#### [GIVEN INSTRUCTION]
Skip the pictures and quote all of the lines exactly.

#### [DATA LINES]
===

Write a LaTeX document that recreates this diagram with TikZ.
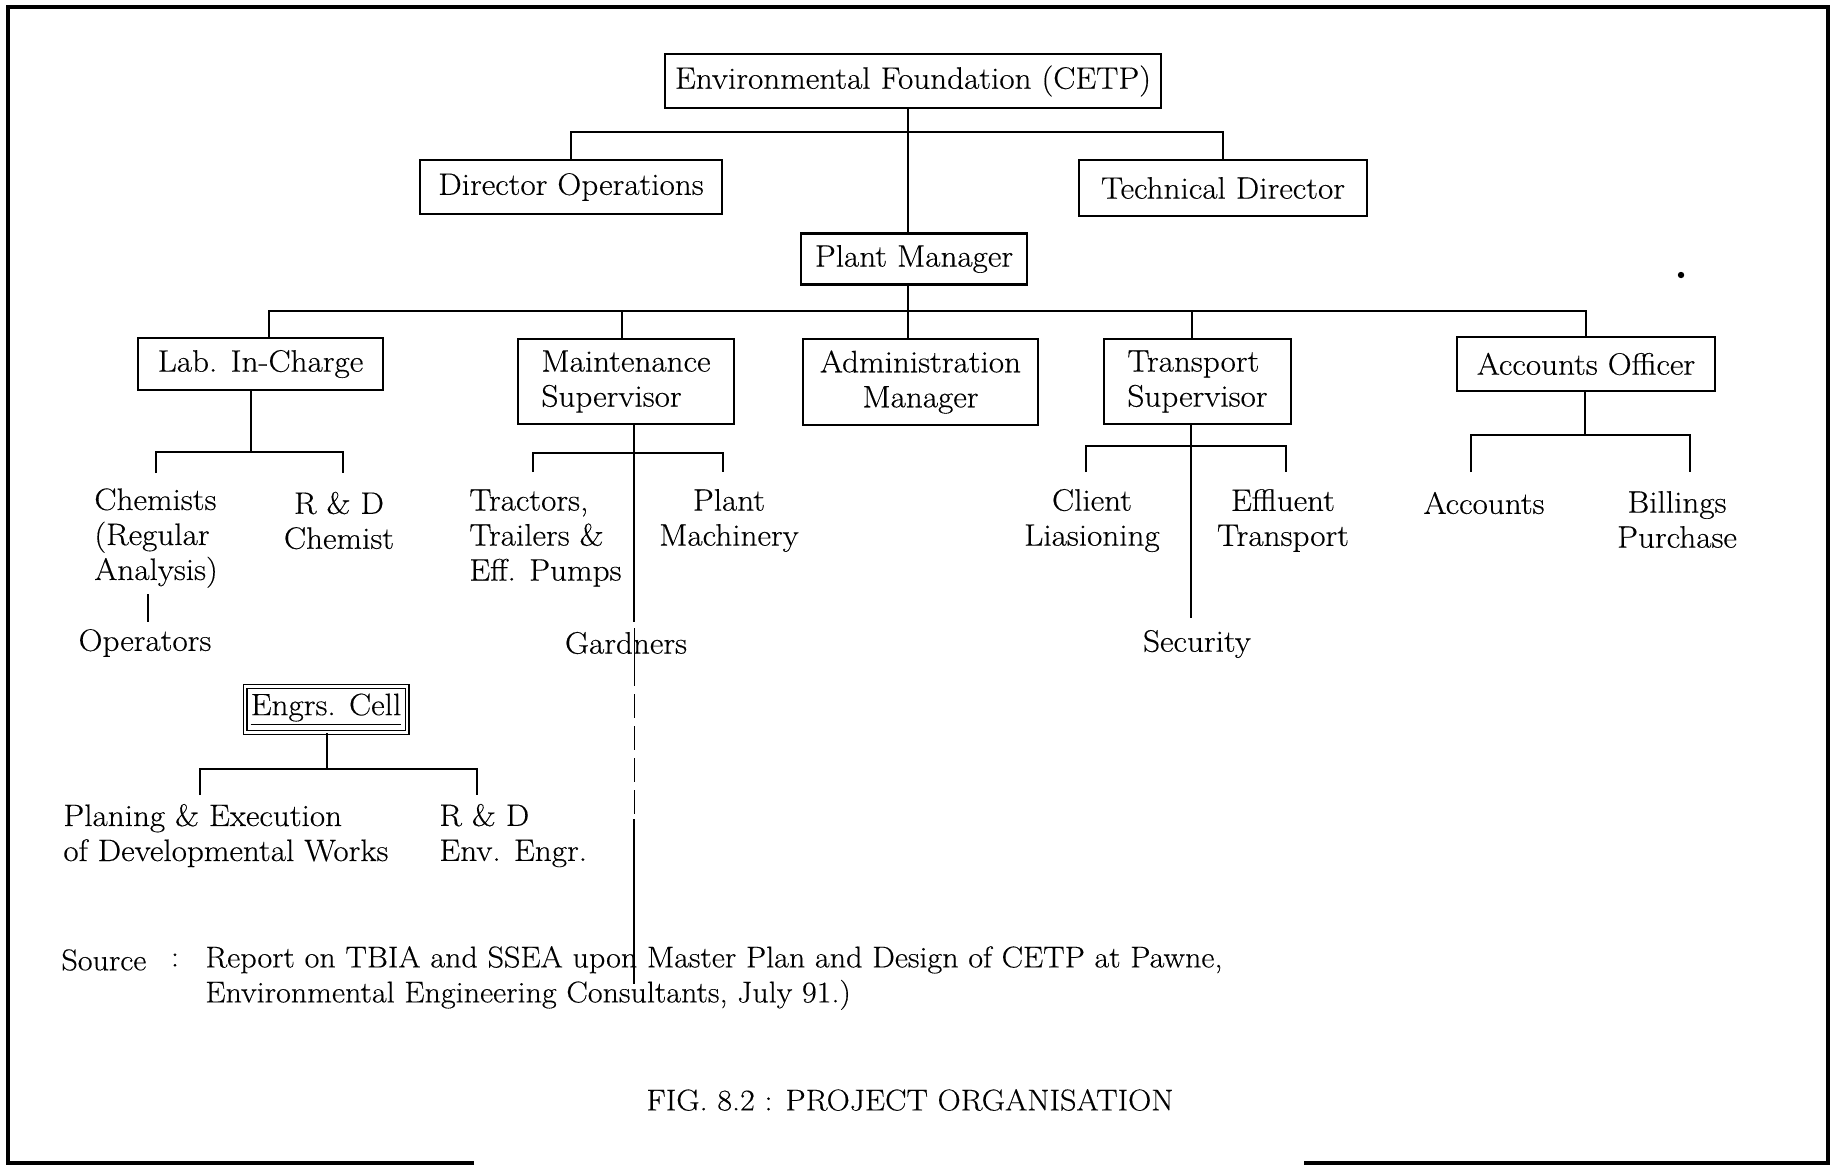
\documentclass[tikz,border=0pt]{standalone}
\usepackage{fontspec}
\setmainfont{Latin Modern Roman}[FakeStretch=1.07, FakeBold=0.35]
\usetikzlibrary{calc}
\begin{document}
\begin{tikzpicture}[x=0.5pt,y=-0.5pt,
  every node/.style={font=\fontsize{15.5}{17.5}\selectfont, inner sep=0pt},
  note/.style={font=\fontsize{15}{17.5}\selectfont},
  box/.style n args={2}{draw, line width=1.2pt, minimum width=#1pt, minimum height=#2pt},
  conn/.style={line width=0.9pt},
  faint/.style={line width=0.5pt}]
\useasboundingbox (0,0) rectangle (1834,1168);
% frame
\draw[line width=1.6pt] (474,1163) -- (8,1163) -- (8,7) -- (1828,7) -- (1828,1163) -- (1304,1163);
% boxes
\node[box={248}{27}] (cetp) at (913,81) {Environmental Foundation (CETP)};
\node[box={151}{27}] (dirop) at (571,187) {Director Operations};
\node[box={144}{28}] (tech) at (1223,188) {Technical Director};
\node[box={113}{25.5}] (pm) at (914,259) {Plant Manager};
\node[box={122.5}{26}] (lab) at (260.5,364) {Lab. In-Charge};
\node[box={108}{42.5}, align=left] (maint) at (626,381.5) {Maintenance\\Supervisor};
\node[box={117.5}{43}, align=center] (admin) at (920.5,382) {Administration\\Manager};
\node[box={93.5}{42.5}, align=left] (trans) at (1197.5,381.5) {Transport\\Supervisor};
\node[box={129}{27}] (acct) at (1586,364) {Accounts Officer};
\node[draw, double, line width=0.7pt, double distance=1.1pt, minimum width=81pt, minimum height=23pt] (engrs) at (326,709.5) {\underline{Engrs. Cell}};
% plain text nodes
\node[align=left, anchor=west] (chem) at (94,538) {Chemists\\(Regular\\Analysis)};
\node[align=center] (rdc) at (339,520.5) {R \& D\\Chemist};
\node (oper) at (145,643) {Operators};
\node[align=left, anchor=west] (tract) at (469,538) {Tractors,\\Trailers \&\\Eff. Pumps};
\node[align=center] (plant) at (729,520.5) {Plant\\Machinery};
\node (gard) at (626,643) {Gardners};
\node[align=center] (client) at (1092,520.5) {Client\\Liasioning};
\node[align=center] (eff) at (1283,520.5) {Effluent\\Transport};
\node (sec) at (1197,644) {Security};
\node (accts) at (1484,503) {Accounts};
\node[align=center] (bill) at (1677,519.5) {Billings\\Purchase};
\node[align=left, anchor=west] (plan) at (63,835.5) {Planing \& Execution\\of Developmental Works};
\node[align=left, anchor=west] (rde) at (439,835.5) {R \& D\\Env. Engr.};
\node[note, anchor=west] (src) at (61,960) {Source};
\node[note] (colon) at (175,960) {:};
\node[note, align=left, anchor=west] (rep) at (205,978) {Report on TBIA and SSEA upon Master Plan and Design of CETP at Pawne,\\Environmental Engineering Consultants, July 91.)};
\node[note] (fig) at (910,1100) {FIG. 8.2 : PROJECT ORGANISATION};
% helper coordinates
\coordinate (mx) at (908,0);
\coordinate (b1) at (0,132);
\coordinate (b2) at (0,311);
\coordinate (labx) at (269,0);
\coordinate (mtx) at (622,0);
\coordinate (trx) at (1192,0);
% main spine
\draw[conn] (cetp.south -| mx) -- (pm.north -| mx);
\draw[conn] (pm.south -| mx) -- (admin.north -| mx);
% director bus
\draw[conn] (dirop.north) -- (dirop.north |- b1) -- (tech.north |- b1) -- (tech.north);
% department bus
\draw[conn] (lab.north -| labx) -- (labx |- b2) -- (acct.north |- b2) -- (acct.north);
\draw[conn] (mtx |- b2) -- (maint.north -| mtx);
\draw[conn] (trx |- b2) -- (trans.north -| trx);
% lab children
\coordinate (lx) at (251,452);
\coordinate (l1) at (156,452); \coordinate (l1e) at (156,473);
\coordinate (l2) at (343,452); \coordinate (l2e) at (343,473);
\draw[conn] (lab.south -| lx) -- (lx);
\draw[conn] (l1e) -- (l1) -- (l2) -- (l2e);
\coordinate (o1) at (148,594); \coordinate (o2) at (148,622);
\draw[conn] (o1) -- (o2);
% maintenance children
\coordinate (g1) at (634,622);
\draw[conn] (maint.south -| g1) -- (g1);
\coordinate (m1) at (533,453); \coordinate (m1e) at (533,472);
\coordinate (m2) at (723,453); \coordinate (m2e) at (723,472);
\draw[conn] (m1e) -- (m1) -- (m2) -- (m2e);
\coordinate (gx1) at (634,628); \coordinate (gx2) at (634,662);
\coordinate (gx3) at (634,819); \coordinate (gx4) at (634,984);
\draw[faint] (gx1) -- (gx2);
\draw[faint, dash pattern=on 12pt off 4pt] (gx2) -- (gx3);
\draw[line width=0.7pt] (gx3) -- (gx4);
% transport children
\coordinate (s1) at (1191,618);
\draw[conn] (trans.south -| s1) -- (s1);
\coordinate (t1) at (1086,446); \coordinate (t1e) at (1086,472);
\coordinate (t2) at (1286,446); \coordinate (t2e) at (1286,472);
\draw[conn] (t1e) -- (t1) -- (t2) -- (t2e);
% accounts children
\coordinate (ax) at (1585,435);
\draw[conn] (acct.south -| ax) -- (ax);
\coordinate (a1) at (1471,435); \coordinate (a1e) at (1471,472);
\coordinate (a2) at (1690,435); \coordinate (a2e) at (1690,472);
\draw[conn] (a1e) -- (a1) -- (a2) -- (a2e);
% engineering cell children
\coordinate (ex) at (327,769);
\draw[conn] (engrs.south -| ex) -- (ex);
\coordinate (e1) at (200,769); \coordinate (e1e) at (200,795);
\coordinate (e2) at (477,769); \coordinate (e2e) at (477,795);
\draw[conn] (e1e) -- (e1) -- (e2) -- (e2e);
% stray dot
\fill (1681,275) circle[radius=1.6pt];
\end{tikzpicture}
\end{document}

===

#### [EXERCISE RESPONSE]
Write a LaTeX document that recreates this diagram with TikZ.
\documentclass[tikz,border=0pt]{standalone}
\usepackage{fontspec}
\setmainfont{Latin Modern Roman}[FakeStretch=1.07, FakeBold=0.35]
\usetikzlibrary{calc}
\begin{document}
\begin{tikzpicture}[x=0.5pt,y=-0.5pt,
  every node/.style={font=\fontsize{15.5}{17.5}\selectfont, inner sep=0pt},
  note/.style={font=\fontsize{15}{17.5}\selectfont},
  box/.style n args={2}{draw, line width=1.2pt, minimum width=#1pt, minimum height=#2pt},
  conn/.style={line width=0.9pt},
  faint/.style={line width=0.5pt}]
\useasboundingbox (0,0) rectangle (1834,1168);
% frame
\draw[line width=1.6pt] (474,1163) -- (8,1163) -- (8,7) -- (1828,7) -- (1828,1163) -- (1304,1163);
% boxes
\node[box={248}{27}] (cetp) at (913,81) {Environmental Foundation (CETP)};
\node[box={151}{27}] (dirop) at (571,187) {Director Operations};
\node[box={144}{28}] (tech) at (1223,188) {Technical Director};
\node[box={113}{25.5}] (pm) at (914,259) {Plant Manager};
\node[box={122.5}{26}] (lab) at (260.5,364) {Lab. In-Charge};
\node[box={108}{42.5}, align=left] (maint) at (626,381.5) {Maintenance\\Supervisor};
\node[box={117.5}{43}, align=center] (admin) at (920.5,382) {Administration\\Manager};
\node[box={93.5}{42.5}, align=left] (trans) at (1197.5,381.5) {Transport\\Supervisor};
\node[box={129}{27}] (acct) at (1586,364) {Accounts Officer};
\node[draw, double, line width=0.7pt, double distance=1.1pt, minimum width=81pt, minimum height=23pt] (engrs) at (326,709.5) {\underline{Engrs. Cell}};
% plain text nodes
\node[align=left, anchor=west] (chem) at (94,538) {Chemists\\(Regular\\Analysis)};
\node[align=center] (rdc) at (339,520.5) {R \& D\\Chemist};
\node (oper) at (145,643) {Operators};
\node[align=left, anchor=west] (tract) at (469,538) {Tractors,\\Trailers \&\\Eff. Pumps};
\node[align=center] (plant) at (729,520.5) {Plant\\Machinery};
\node (gard) at (626,643) {Gardners};
\node[align=center] (client) at (1092,520.5) {Client\\Liasioning};
\node[align=center] (eff) at (1283,520.5) {Effluent\\Transport};
\node (sec) at (1197,644) {Security};
\node (accts) at (1484,503) {Accounts};
\node[align=center] (bill) at (1677,519.5) {Billings\\Purchase};
\node[align=left, anchor=west] (plan) at (63,835.5) {Planing \& Execution\\of Developmental Works};
\node[align=left, anchor=west] (rde) at (439,835.5) {R \& D\\Env. Engr.};
\node[note, anchor=west] (src) at (61,960) {Source};
\node[note] (colon) at (175,960) {:};
\node[note, align=left, anchor=west] (rep) at (205,978) {Report on TBIA and SSEA upon Master Plan and Design of CETP at Pawne,\\Environmental Engineering Consultants, July 91.)};
\node[note] (fig) at (910,1100) {FIG. 8.2 : PROJECT ORGANISATION};
% helper coordinates
\coordinate (mx) at (908,0);
\coordinate (b1) at (0,132);
\coordinate (b2) at (0,311);
\coordinate (labx) at (269,0);
\coordinate (mtx) at (622,0);
\coordinate (trx) at (1192,0);
% main spine
\draw[conn] (cetp.south -| mx) -- (pm.north -| mx);
\draw[conn] (pm.south -| mx) -- (admin.north -| mx);
% director bus
\draw[conn] (dirop.north) -- (dirop.north |- b1) -- (tech.north |- b1) -- (tech.north);
% department bus
\draw[conn] (lab.north -| labx) -- (labx |- b2) -- (acct.north |- b2) -- (acct.north);
\draw[conn] (mtx |- b2) -- (maint.north -| mtx);
\draw[conn] (trx |- b2) -- (trans.north -| trx);
% lab children
\coordinate (lx) at (251,452);
\coordinate (l1) at (156,452); \coordinate (l1e) at (156,473);
\coordinate (l2) at (343,452); \coordinate (l2e) at (343,473);
\draw[conn] (lab.south -| lx) -- (lx);
\draw[conn] (l1e) -- (l1) -- (l2) -- (l2e);
\coordinate (o1) at (148,594); \coordinate (o2) at (148,622);
\draw[conn] (o1) -- (o2);
% maintenance children
\coordinate (g1) at (634,622);
\draw[conn] (maint.south -| g1) -- (g1);
\coordinate (m1) at (533,453); \coordinate (m1e) at (533,472);
\coordinate (m2) at (723,453); \coordinate (m2e) at (723,472);
\draw[conn] (m1e) -- (m1) -- (m2) -- (m2e);
\coordinate (gx1) at (634,628); \coordinate (gx2) at (634,662);
\coordinate (gx3) at (634,819); \coordinate (gx4) at (634,984);
\draw[faint] (gx1) -- (gx2);
\draw[faint, dash pattern=on 12pt off 4pt] (gx2) -- (gx3);
\draw[line width=0.7pt] (gx3) -- (gx4);
% transport children
\coordinate (s1) at (1191,618);
\draw[conn] (trans.south -| s1) -- (s1);
\coordinate (t1) at (1086,446); \coordinate (t1e) at (1086,472);
\coordinate (t2) at (1286,446); \coordinate (t2e) at (1286,472);
\draw[conn] (t1e) -- (t1) -- (t2) -- (t2e);
% accounts children
\coordinate (ax) at (1585,435);
\draw[conn] (acct.south -| ax) -- (ax);
\coordinate (a1) at (1471,435); \coordinate (a1e) at (1471,472);
\coordinate (a2) at (1690,435); \coordinate (a2e) at (1690,472);
\draw[conn] (a1e) -- (a1) -- (a2) -- (a2e);
% engineering cell children
\coordinate (ex) at (327,769);
\draw[conn] (engrs.south -| ex) -- (ex);
\coordinate (e1) at (200,769); \coordinate (e1e) at (200,795);
\coordinate (e2) at (477,769); \coordinate (e2e) at (477,795);
\draw[conn] (e1e) -- (e1) -- (e2) -- (e2e);
% stray dot
\fill (1681,275) circle[radius=1.6pt];
\end{tikzpicture}
\end{document}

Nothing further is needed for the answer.